◆ **Exercise objective**:
Emit the data below verbatim, stripping out any pictures.

# Start of Material provided

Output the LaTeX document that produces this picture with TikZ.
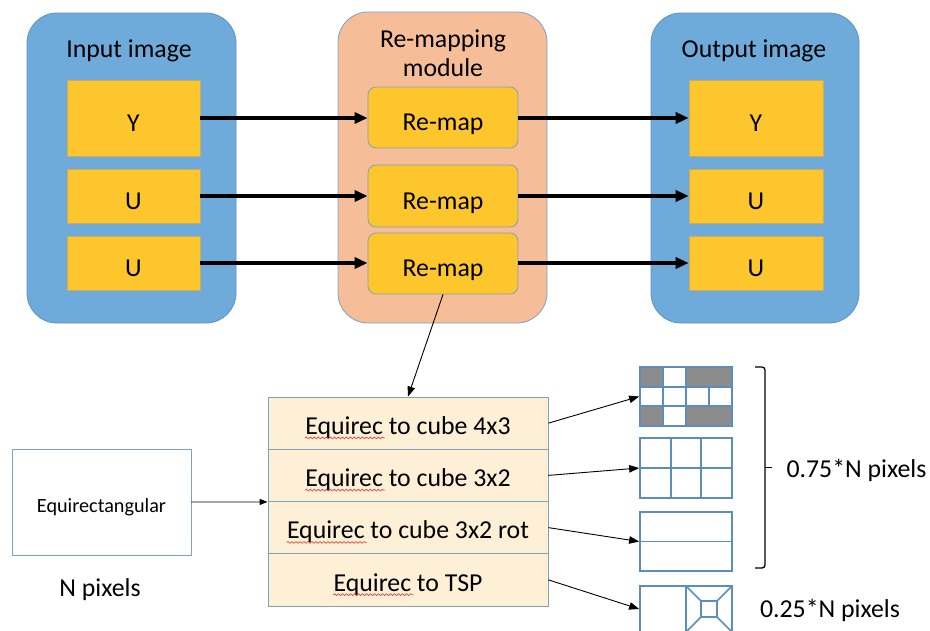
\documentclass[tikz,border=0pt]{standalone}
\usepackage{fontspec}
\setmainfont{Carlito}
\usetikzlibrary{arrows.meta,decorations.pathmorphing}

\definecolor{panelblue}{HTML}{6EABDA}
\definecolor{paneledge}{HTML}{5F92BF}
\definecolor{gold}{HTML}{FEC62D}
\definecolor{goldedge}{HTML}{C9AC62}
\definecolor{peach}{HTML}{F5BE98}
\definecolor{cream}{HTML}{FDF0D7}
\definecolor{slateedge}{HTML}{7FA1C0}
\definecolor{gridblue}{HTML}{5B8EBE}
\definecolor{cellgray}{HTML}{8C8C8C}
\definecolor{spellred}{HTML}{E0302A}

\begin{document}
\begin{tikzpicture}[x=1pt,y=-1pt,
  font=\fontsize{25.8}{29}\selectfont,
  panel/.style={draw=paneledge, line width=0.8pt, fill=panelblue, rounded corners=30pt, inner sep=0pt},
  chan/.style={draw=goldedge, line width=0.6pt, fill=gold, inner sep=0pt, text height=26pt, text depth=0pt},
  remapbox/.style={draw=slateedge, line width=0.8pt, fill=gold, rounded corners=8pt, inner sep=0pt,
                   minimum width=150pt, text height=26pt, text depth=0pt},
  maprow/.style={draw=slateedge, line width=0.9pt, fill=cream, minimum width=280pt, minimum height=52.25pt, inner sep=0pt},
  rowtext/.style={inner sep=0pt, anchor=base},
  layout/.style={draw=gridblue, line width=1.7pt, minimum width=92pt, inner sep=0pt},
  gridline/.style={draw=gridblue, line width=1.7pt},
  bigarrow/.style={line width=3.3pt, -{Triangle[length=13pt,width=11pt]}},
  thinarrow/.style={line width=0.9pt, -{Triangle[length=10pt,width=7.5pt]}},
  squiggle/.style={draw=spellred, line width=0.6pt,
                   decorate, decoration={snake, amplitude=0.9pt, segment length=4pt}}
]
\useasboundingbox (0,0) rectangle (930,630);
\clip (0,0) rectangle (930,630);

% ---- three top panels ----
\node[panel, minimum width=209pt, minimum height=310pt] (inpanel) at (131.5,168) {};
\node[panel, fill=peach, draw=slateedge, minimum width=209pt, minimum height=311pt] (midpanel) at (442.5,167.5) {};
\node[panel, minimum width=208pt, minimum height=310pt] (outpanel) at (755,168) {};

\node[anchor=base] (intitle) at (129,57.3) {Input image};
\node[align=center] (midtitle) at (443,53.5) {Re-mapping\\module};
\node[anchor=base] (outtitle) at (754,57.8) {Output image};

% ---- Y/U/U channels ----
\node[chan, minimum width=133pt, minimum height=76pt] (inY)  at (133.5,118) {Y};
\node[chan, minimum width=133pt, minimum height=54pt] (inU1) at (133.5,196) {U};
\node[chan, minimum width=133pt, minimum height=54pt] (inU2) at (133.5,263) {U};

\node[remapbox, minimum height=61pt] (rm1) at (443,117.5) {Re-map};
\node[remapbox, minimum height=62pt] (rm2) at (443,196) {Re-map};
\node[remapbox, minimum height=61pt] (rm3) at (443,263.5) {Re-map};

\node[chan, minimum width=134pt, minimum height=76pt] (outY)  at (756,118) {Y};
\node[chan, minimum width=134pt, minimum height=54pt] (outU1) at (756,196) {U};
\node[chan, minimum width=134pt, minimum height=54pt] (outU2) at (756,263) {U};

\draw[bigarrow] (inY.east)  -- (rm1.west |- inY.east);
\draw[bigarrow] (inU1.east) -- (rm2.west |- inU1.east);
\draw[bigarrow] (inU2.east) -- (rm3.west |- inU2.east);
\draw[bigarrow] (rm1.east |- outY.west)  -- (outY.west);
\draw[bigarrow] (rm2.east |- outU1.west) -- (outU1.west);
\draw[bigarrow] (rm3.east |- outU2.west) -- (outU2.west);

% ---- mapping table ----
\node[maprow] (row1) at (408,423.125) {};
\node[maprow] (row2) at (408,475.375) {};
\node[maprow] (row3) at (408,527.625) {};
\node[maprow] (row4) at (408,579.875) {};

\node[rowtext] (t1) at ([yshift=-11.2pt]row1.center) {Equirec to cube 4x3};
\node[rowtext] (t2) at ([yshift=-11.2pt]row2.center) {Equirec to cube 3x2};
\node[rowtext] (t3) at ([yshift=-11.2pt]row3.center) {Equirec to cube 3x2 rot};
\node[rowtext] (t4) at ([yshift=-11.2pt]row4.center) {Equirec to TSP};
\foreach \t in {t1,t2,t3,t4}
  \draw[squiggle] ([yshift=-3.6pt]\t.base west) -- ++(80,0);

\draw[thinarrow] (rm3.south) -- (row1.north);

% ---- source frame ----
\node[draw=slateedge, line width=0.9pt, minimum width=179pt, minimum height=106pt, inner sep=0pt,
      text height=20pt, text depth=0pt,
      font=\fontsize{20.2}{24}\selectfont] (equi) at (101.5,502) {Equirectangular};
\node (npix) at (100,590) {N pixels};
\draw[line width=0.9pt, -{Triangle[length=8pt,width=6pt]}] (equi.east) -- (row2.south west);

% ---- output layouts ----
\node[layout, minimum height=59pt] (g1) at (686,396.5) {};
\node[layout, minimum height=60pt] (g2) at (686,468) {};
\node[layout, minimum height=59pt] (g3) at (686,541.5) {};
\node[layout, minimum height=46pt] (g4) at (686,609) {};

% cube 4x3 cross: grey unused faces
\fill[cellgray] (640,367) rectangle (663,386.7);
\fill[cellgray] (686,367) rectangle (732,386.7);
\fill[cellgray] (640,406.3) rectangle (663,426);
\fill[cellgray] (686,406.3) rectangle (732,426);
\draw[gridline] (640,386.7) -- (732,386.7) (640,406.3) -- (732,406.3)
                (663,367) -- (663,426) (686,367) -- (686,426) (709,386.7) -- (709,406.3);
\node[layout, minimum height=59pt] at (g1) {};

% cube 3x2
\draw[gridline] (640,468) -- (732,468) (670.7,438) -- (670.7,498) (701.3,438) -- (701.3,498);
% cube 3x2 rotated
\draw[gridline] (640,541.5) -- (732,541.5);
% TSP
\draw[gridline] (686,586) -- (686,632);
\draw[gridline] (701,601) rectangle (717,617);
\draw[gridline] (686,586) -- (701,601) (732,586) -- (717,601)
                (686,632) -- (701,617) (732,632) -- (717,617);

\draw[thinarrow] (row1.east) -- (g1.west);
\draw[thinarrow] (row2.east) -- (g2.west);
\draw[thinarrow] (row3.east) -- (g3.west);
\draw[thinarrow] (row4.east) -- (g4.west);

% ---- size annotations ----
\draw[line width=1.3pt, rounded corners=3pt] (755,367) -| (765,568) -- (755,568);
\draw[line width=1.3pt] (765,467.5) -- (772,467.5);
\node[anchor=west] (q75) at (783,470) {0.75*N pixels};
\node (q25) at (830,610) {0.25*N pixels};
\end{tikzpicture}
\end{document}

# End of Material provided

◆ **The solution**:
Output the LaTeX document that produces this picture with TikZ.
\documentclass[tikz,border=0pt]{standalone}
\usepackage{fontspec}
\setmainfont{Carlito}
\usetikzlibrary{arrows.meta,decorations.pathmorphing}

\definecolor{panelblue}{HTML}{6EABDA}
\definecolor{paneledge}{HTML}{5F92BF}
\definecolor{gold}{HTML}{FEC62D}
\definecolor{goldedge}{HTML}{C9AC62}
\definecolor{peach}{HTML}{F5BE98}
\definecolor{cream}{HTML}{FDF0D7}
\definecolor{slateedge}{HTML}{7FA1C0}
\definecolor{gridblue}{HTML}{5B8EBE}
\definecolor{cellgray}{HTML}{8C8C8C}
\definecolor{spellred}{HTML}{E0302A}

\begin{document}
\begin{tikzpicture}[x=1pt,y=-1pt,
  font=\fontsize{25.8}{29}\selectfont,
  panel/.style={draw=paneledge, line width=0.8pt, fill=panelblue, rounded corners=30pt, inner sep=0pt},
  chan/.style={draw=goldedge, line width=0.6pt, fill=gold, inner sep=0pt, text height=26pt, text depth=0pt},
  remapbox/.style={draw=slateedge, line width=0.8pt, fill=gold, rounded corners=8pt, inner sep=0pt,
                   minimum width=150pt, text height=26pt, text depth=0pt},
  maprow/.style={draw=slateedge, line width=0.9pt, fill=cream, minimum width=280pt, minimum height=52.25pt, inner sep=0pt},
  rowtext/.style={inner sep=0pt, anchor=base},
  layout/.style={draw=gridblue, line width=1.7pt, minimum width=92pt, inner sep=0pt},
  gridline/.style={draw=gridblue, line width=1.7pt},
  bigarrow/.style={line width=3.3pt, -{Triangle[length=13pt,width=11pt]}},
  thinarrow/.style={line width=0.9pt, -{Triangle[length=10pt,width=7.5pt]}},
  squiggle/.style={draw=spellred, line width=0.6pt,
                   decorate, decoration={snake, amplitude=0.9pt, segment length=4pt}}
]
\useasboundingbox (0,0) rectangle (930,630);
\clip (0,0) rectangle (930,630);

% ---- three top panels ----
\node[panel, minimum width=209pt, minimum height=310pt] (inpanel) at (131.5,168) {};
\node[panel, fill=peach, draw=slateedge, minimum width=209pt, minimum height=311pt] (midpanel) at (442.5,167.5) {};
\node[panel, minimum width=208pt, minimum height=310pt] (outpanel) at (755,168) {};

\node[anchor=base] (intitle) at (129,57.3) {Input image};
\node[align=center] (midtitle) at (443,53.5) {Re-mapping\\module};
\node[anchor=base] (outtitle) at (754,57.8) {Output image};

% ---- Y/U/U channels ----
\node[chan, minimum width=133pt, minimum height=76pt] (inY)  at (133.5,118) {Y};
\node[chan, minimum width=133pt, minimum height=54pt] (inU1) at (133.5,196) {U};
\node[chan, minimum width=133pt, minimum height=54pt] (inU2) at (133.5,263) {U};

\node[remapbox, minimum height=61pt] (rm1) at (443,117.5) {Re-map};
\node[remapbox, minimum height=62pt] (rm2) at (443,196) {Re-map};
\node[remapbox, minimum height=61pt] (rm3) at (443,263.5) {Re-map};

\node[chan, minimum width=134pt, minimum height=76pt] (outY)  at (756,118) {Y};
\node[chan, minimum width=134pt, minimum height=54pt] (outU1) at (756,196) {U};
\node[chan, minimum width=134pt, minimum height=54pt] (outU2) at (756,263) {U};

\draw[bigarrow] (inY.east)  -- (rm1.west |- inY.east);
\draw[bigarrow] (inU1.east) -- (rm2.west |- inU1.east);
\draw[bigarrow] (inU2.east) -- (rm3.west |- inU2.east);
\draw[bigarrow] (rm1.east |- outY.west)  -- (outY.west);
\draw[bigarrow] (rm2.east |- outU1.west) -- (outU1.west);
\draw[bigarrow] (rm3.east |- outU2.west) -- (outU2.west);

% ---- mapping table ----
\node[maprow] (row1) at (408,423.125) {};
\node[maprow] (row2) at (408,475.375) {};
\node[maprow] (row3) at (408,527.625) {};
\node[maprow] (row4) at (408,579.875) {};

\node[rowtext] (t1) at ([yshift=-11.2pt]row1.center) {Equirec to cube 4x3};
\node[rowtext] (t2) at ([yshift=-11.2pt]row2.center) {Equirec to cube 3x2};
\node[rowtext] (t3) at ([yshift=-11.2pt]row3.center) {Equirec to cube 3x2 rot};
\node[rowtext] (t4) at ([yshift=-11.2pt]row4.center) {Equirec to TSP};
\foreach \t in {t1,t2,t3,t4}
  \draw[squiggle] ([yshift=-3.6pt]\t.base west) -- ++(80,0);

\draw[thinarrow] (rm3.south) -- (row1.north);

% ---- source frame ----
\node[draw=slateedge, line width=0.9pt, minimum width=179pt, minimum height=106pt, inner sep=0pt,
      text height=20pt, text depth=0pt,
      font=\fontsize{20.2}{24}\selectfont] (equi) at (101.5,502) {Equirectangular};
\node (npix) at (100,590) {N pixels};
\draw[line width=0.9pt, -{Triangle[length=8pt,width=6pt]}] (equi.east) -- (row2.south west);

% ---- output layouts ----
\node[layout, minimum height=59pt] (g1) at (686,396.5) {};
\node[layout, minimum height=60pt] (g2) at (686,468) {};
\node[layout, minimum height=59pt] (g3) at (686,541.5) {};
\node[layout, minimum height=46pt] (g4) at (686,609) {};

% cube 4x3 cross: grey unused faces
\fill[cellgray] (640,367) rectangle (663,386.7);
\fill[cellgray] (686,367) rectangle (732,386.7);
\fill[cellgray] (640,406.3) rectangle (663,426);
\fill[cellgray] (686,406.3) rectangle (732,426);
\draw[gridline] (640,386.7) -- (732,386.7) (640,406.3) -- (732,406.3)
                (663,367) -- (663,426) (686,367) -- (686,426) (709,386.7) -- (709,406.3);
\node[layout, minimum height=59pt] at (g1) {};

% cube 3x2
\draw[gridline] (640,468) -- (732,468) (670.7,438) -- (670.7,498) (701.3,438) -- (701.3,498);
% cube 3x2 rotated
\draw[gridline] (640,541.5) -- (732,541.5);
% TSP
\draw[gridline] (686,586) -- (686,632);
\draw[gridline] (701,601) rectangle (717,617);
\draw[gridline] (686,586) -- (701,601) (732,586) -- (717,601)
                (686,632) -- (701,617) (732,632) -- (717,617);

\draw[thinarrow] (row1.east) -- (g1.west);
\draw[thinarrow] (row2.east) -- (g2.west);
\draw[thinarrow] (row3.east) -- (g3.west);
\draw[thinarrow] (row4.east) -- (g4.west);

% ---- size annotations ----
\draw[line width=1.3pt, rounded corners=3pt] (755,367) -| (765,568) -- (755,568);
\draw[line width=1.3pt] (765,467.5) -- (772,467.5);
\node[anchor=west] (q75) at (783,470) {0.75*N pixels};
\node (q25) at (830,610) {0.25*N pixels};
\end{tikzpicture}
\end{document}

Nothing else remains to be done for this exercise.